Выбрать главу

Сам Анри Бейль писал о себе в «Автобиографических заметках»:

«Я родился в Гренобле 23 января 1783 года в семье, заявлявшей претензии на благородство происхождения, то есть принимавшей всерьез дворянские предрассудки, оправдывавшие классовые привилегии. Католицизм почитался в семье, ибо вся семья признавала, что религия есть опора трона. Эта семья, имя которой я ношу, по существу была семьей зажиточных горожан-буржуа. Она слагалась из двух ветвей. Бейль, глава старшей линии, имел капитанский патент, был кавалером ордена святого Людовика и бежал, конечно, за границу, как только представилась к тому возможность. В самом деле, ведь это было не трудно, ибо от Гренобля до савойской столицы Шамбери всего каких-нибудь девять миль.

Другая линий начиналась моим отцом. Эта младшая ветвь семьи Бейлей полагала, что рано или поздно на нее свалится наследство, обеспечивающее тысяч тридцать ливров годового дохода. Но когда мой отец строил перед моим воображением эти воздушные замки, какой-то декрет эпохи террора уничтожил все его иллюзии».
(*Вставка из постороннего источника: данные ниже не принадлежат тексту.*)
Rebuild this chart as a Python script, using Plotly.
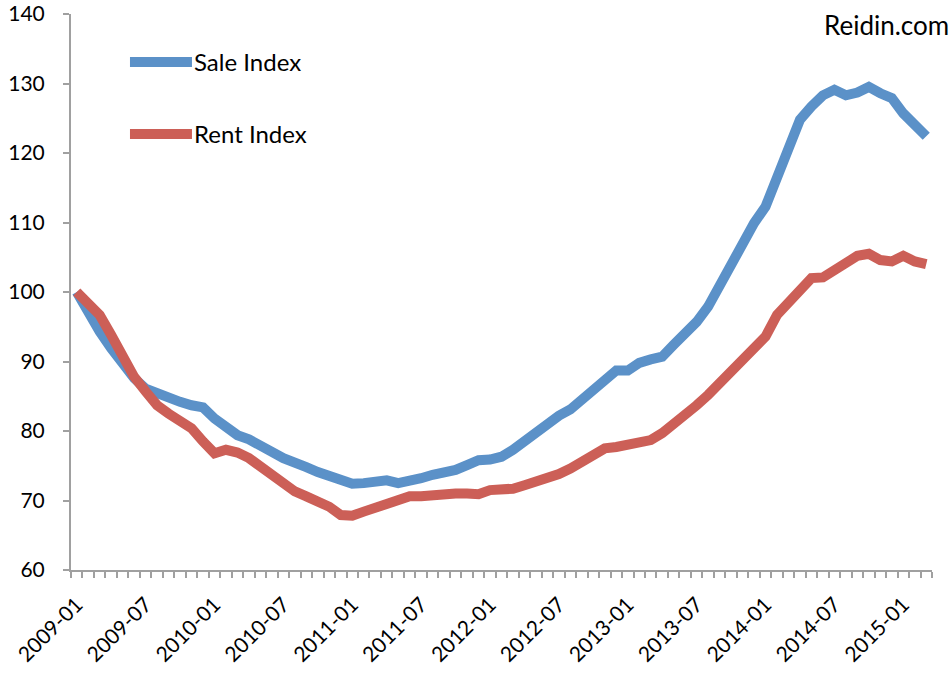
import plotly.graph_objects as go

months = [f"{y}-{m:02d}" for y in range(2009, 2016) for m in range(1, 13)][:75]

sale_index = [100, 97.0, 94.3, 91.9, 89.5, 87.6, 86.1, 85.4, 84.7, 84.2, 83.7, 83.4,
              81.8, 80.6, 79.4, 78.8, 77.7, 77.0, 76.1, 75.3, 74.8, 74.1, 73.5, 72.9,
              72.4, 72.5, 72.7, 72.9, 72.5, 72.7, 73.2, 73.7, 74.0, 74.4, 75.1, 75.8,
              75.9, 76.3, 77.3, 78.5, 79.9, 81.2, 82.2, 83.1, 84.5, 86.0, 87.3, 88.7,
              88.7, 89.8, 90.3, 90.7, 92.4, 94.0, 95.7, 97.9, 101.0, 104.4, 107.2, 109.9,
              112.3, 116.4, 120.7, 124.8, 126.7, 128.3, 129.1, 128.3, 128.7, 129.5, 128.6, 127.9,
              125.7, 124.0, 122.4]

rent_index = [100, 98.5, 96.7, 93.8, 90.9, 87.8, 85.7, 83.7, 82.5, 81.6, 80.4, 78.5,
              76.8, 77.3, 76.9, 76.1, 74.9, 73.5, 72.2, 71.3, 70.6, 69.8, 69.1, 67.9,
              67.8, 68.4, 68.9, 69.4, 69.8, 70.6, 70.6, 70.8, 70.9, 71.0, 71.0, 70.9,
              71.5, 71.6, 71.7, 72.2, 72.7, 73.2, 73.8, 74.6, 75.7, 76.8, 77.5, 77.7,
              78.0, 78.5, 78.7, 79.7, 80.9, 82.3, 83.7, 85.2, 86.9, 88.8, 90.1, 91.7,
              93.6, 96.7, 98.6, 100.3, 102.0, 102.1, 103.2, 104.4, 105.2, 105.5, 104.6, 104.4,
              105.2, 104.4, 104.0]

series_names = ["Sale Index", "Rent Index"]
series_colors = ["#5B91C8", "#CC5F57"]

tick_labels = months[::6]
y_ticks = [60, 70, 80, 90, 100, 110, 120, 130, 140]

x_idx = list(range(len(months)))
tick_pos = [months.index(t) for t in tick_labels]

FONT = "Lato, 'Open Sans', sans-serif"
AXIS = "#A0A0A0"
LW = 10

fig = go.Figure()
for name, vals, col in zip(series_names, [sale_index, rent_index], series_colors):
    fig.add_trace(go.Scatter(x=x_idx, y=vals, name=name, mode="lines",
                             line=dict(color=col, width=LW, shape="linear"),
                             customdata=months,
                             hovertemplate="%{customdata}: %{y}<extra>" + name + "</extra>"))

# legend drawn as key lines + labels (paper coordinates)
legend_y = [0.9137, 0.7842]
shapes = []
annotations = []
for name, col, ly in zip(series_names, series_colors, legend_y):
    shapes.append(dict(type="line", xref="paper", yref="paper",
                       x0=0.0685, x1=0.1405, y0=ly, y1=ly,
                       line=dict(color=col, width=LW)))
    annotations.append(dict(text=name, xref="paper", yref="paper",
                            x=0.1405, y=ly, xanchor="left", yanchor="middle",
                            showarrow=False, font=dict(size=24)))
annotations.append(dict(text="Reidin.com", xref="paper", yref="paper",
                        x=1.0225, y=0.98, xanchor="right", yanchor="middle",
                        showarrow=False, font=dict(size=26)))

fig.update_layout(
    width=951, height=673, autosize=False,
    margin=dict(l=71, r=19, t=14, b=103),
    paper_bgcolor="white", plot_bgcolor="white",
    font=dict(family=FONT, size=21, color="black"),
    showlegend=False,
    shapes=shapes,
    annotations=annotations,
)

fig.update_xaxes(
    range=[-0.5, len(months) - 0.5], automargin=False,
    tickmode="array", tickvals=tick_pos, ticktext=tick_labels,
    tickangle=-45, ticks="", showgrid=False, zeroline=False,
    showline=True, linecolor=AXIS, linewidth=2,
    ticklabelstandoff=12,
    minor=dict(ticks="outside", tick0=-0.5, dtick=1, ticklen=6, tickcolor=AXIS, tickwidth=1.5, showgrid=False),
)
fig.update_yaxes(
    range=[60, 140.0001], automargin=False, tickmode="array", tickvals=y_ticks,
    ticks="outside", ticklen=6, tickcolor=AXIS, tickwidth=1.5,
    showgrid=False, zeroline=False, showline=True, linecolor=AXIS, linewidth=2,
    ticklabelstandoff=14, ticklabeloverflow="allow",
)

# remove the default 8px page margin so the 951x673 figure fills the window
fig.write_html("out.html", config={"displayModeBar": False},
               post_script="document.body.style.margin='0';document.body.style.overflow='hidden';")
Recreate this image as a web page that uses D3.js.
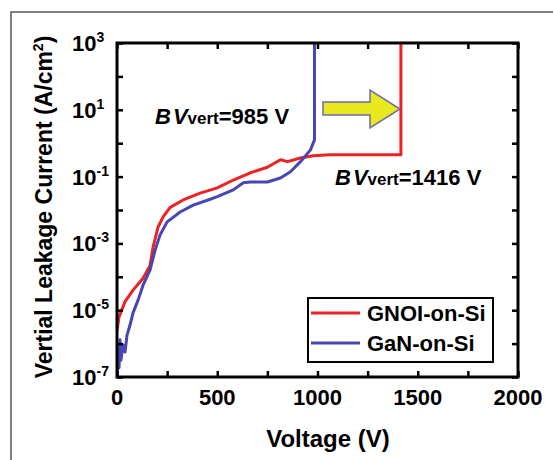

Дофине расположена на юге Франции; она лишь в XIV столетии вошла в состав Французского королевства. Слово «дофин» означает — наследник престола, а первоначальное значение этого слова — дельфин, рыба. На старинных гербах мы часто встречаем изображение дельфина, который опирается на головку якоря и укрепляет его в морском дне. Этот герб был взят в XV–XVI веках итальянскими типографщиками, которые поставляли книжную продукцию дворам европейских монархов — in usu delphini — для пользования наследника. Людовик XI, еще в бытность свою дофином — наследником французского престола, присвоил этот богатый южнофранцузский край, и отсюда-то и произошло название провинции.

Край обладает прекрасным климатом и, пожалуй, самыми красивыми и разнообразными ландшафтами Южной Франции. По обоим берегам Изеры широкая равнина, за которой открывается вид на Бельдонские Альпы с их озерами, снежными вершинами и громадными лесами.

В эпоху религиозных войн в XVI веке огромная часть Дофине была привержена к кальвинизму в очень своеобразном смешении чисто итальянского фанатизма с протестантскою ненавистью к папе. Из провинции Дофине вышли сильные характеры гугенотов, борцов за свободу совести, прославивших эпоху Генрихов.

В 1788 году Дофине — единственная провинция, которая в обстановке назревшего революционного взрыва самочинно собрала Генеральные штаты (впервые после 1689 года), и притом на началах поголовного, а не сословного представительства.

Бейль с любовью вспоминал именно эти черты своего родного края и всегда несколько преувеличивал подлинную цену дофинского свободолюбия. Он пользовался для характеристики своих героев и их умонастроений эпитетом, «как воздух этой страны, чистый и четкий». Но горожан Гренобля он ненавидел от души. Они платили ему тем же…

Появление на свет нового гренобльского гражданина произошло в пору тяжелую.

Свободолюбие и революционность одной части населения равнялись контрреволюционному фанатизму и мракобесию другой.

Двадцать пять миллионов трудящихся Франции кормили тридцать тысяч дворянских семей, владевших лучшими землями королевства. Король считался помещиком. Дворяне были свободны от каких-либо государственных обязанностей и налогов.

Первое и второе сословия Франции, то есть дворянство и духовенство, составляли один правящий землевладельческий класс. Третьим сословием именовалась буржуазия, которая была лишена политических прав и привилегий. Что же касается народа — крестьянства и мелкого люда городов, то это сословие лишь в процессе революции получило название четвертого сословия. До революции оно просто игнорировалось, считалось как бы несуществующим. Не было крестьянской семьи, которая не платила бы помещику больше половины своего чистого дохода. Большинство многомиллионного французского крестьянства уже давно перешло на положение вечных должников, не имеющих права уйти с земли до полной расплаты с кредитором-помещиком. И не только крестьянин-арендатор, но и крестьянин-собственник, уплативший в удачный год помещику денежный и натуральный чинш, шампар, то есть часть жатвы, не мог рассчитывать на прочность своего владения. Любой сеньор мог когда угодно уплатить собственнику-крестьянину стоимость его земли и согнать с насиженного места по любому поводу — хотя бы потому, что крестьянин из бережливости не хочет печь хлеб в его господской печи, или выжимать сок из винограда в господском сарае, или, как то чаще всего бывало, не захотел смолоть своего хлеба на мельнице сеньора, ибо она не работает, и завел собственную мельницу.